Originally Posted by
nevansm
Agreed that there are some legacy issues with a PSS as whole, but that's only by their own doing. Not logically moving towards nTier, too much reliance on legacy platforms, and an unwillingness to better architect a solution.
Let's get this straight... cloud services like FB, Twitter, and instagram are way more transactional than airlines. Yet their outages are more rare and less impactful because they've architected or re-architected apps better ways.
Airlines (and other large orgs to some extent) have resisted this change because they don't think it's worth the investment in moving away from their legacy systems. It won't happen overnight, but it truly has to eventually. SABRE and travelport/worldpan already offer cloud versions of their apps that have a lot of these benefits. So it's not like it's impossible.
It's simply an issue of spending money.
SABRE is one of the biggest mainframe shops in TX...
Facebook and Twitter can architect their applications in different ways because their business demands are different. Facebook is fine with you not seeing your buddies update for a few minutes because global DNS load balancing sent you different DC and their change hasn't replicated there. Eventual consistency is fine.

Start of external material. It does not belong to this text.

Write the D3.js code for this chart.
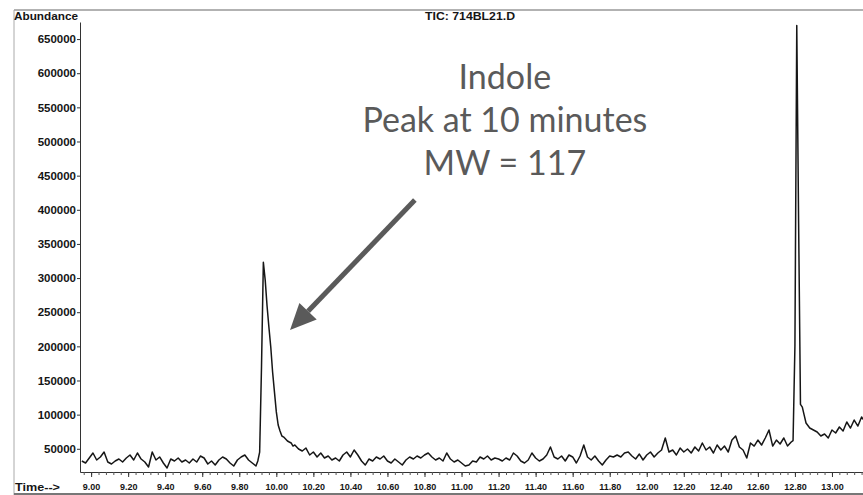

Some business requirements are aligned with cloud native application design, and some aren't.
Banking and airline applications are sequential transactions that require immediate consistency. Immediate consistency requires a single source of truth at the data persistence layer. One DB that you read and write from. Milliseconds matter. If you used the type of data persistence layers that lead to cloud native applications that can survive an entire DC going down you aren't recording sequential transactions. There is a single ticket in K bucket, I can't sell it to two people because they connected to different datacenters. There is one seat 16a, I can't assign it to two people because they connected to different data centers.
You can replicate the data persistence layer, but it is going to take time to fail over. I'm sure DL replicates the SAN under their mainframes and X86 servers, but it takes time to fail over. You have to make the decision to failover or wait it out based on how long you thing the outage will take.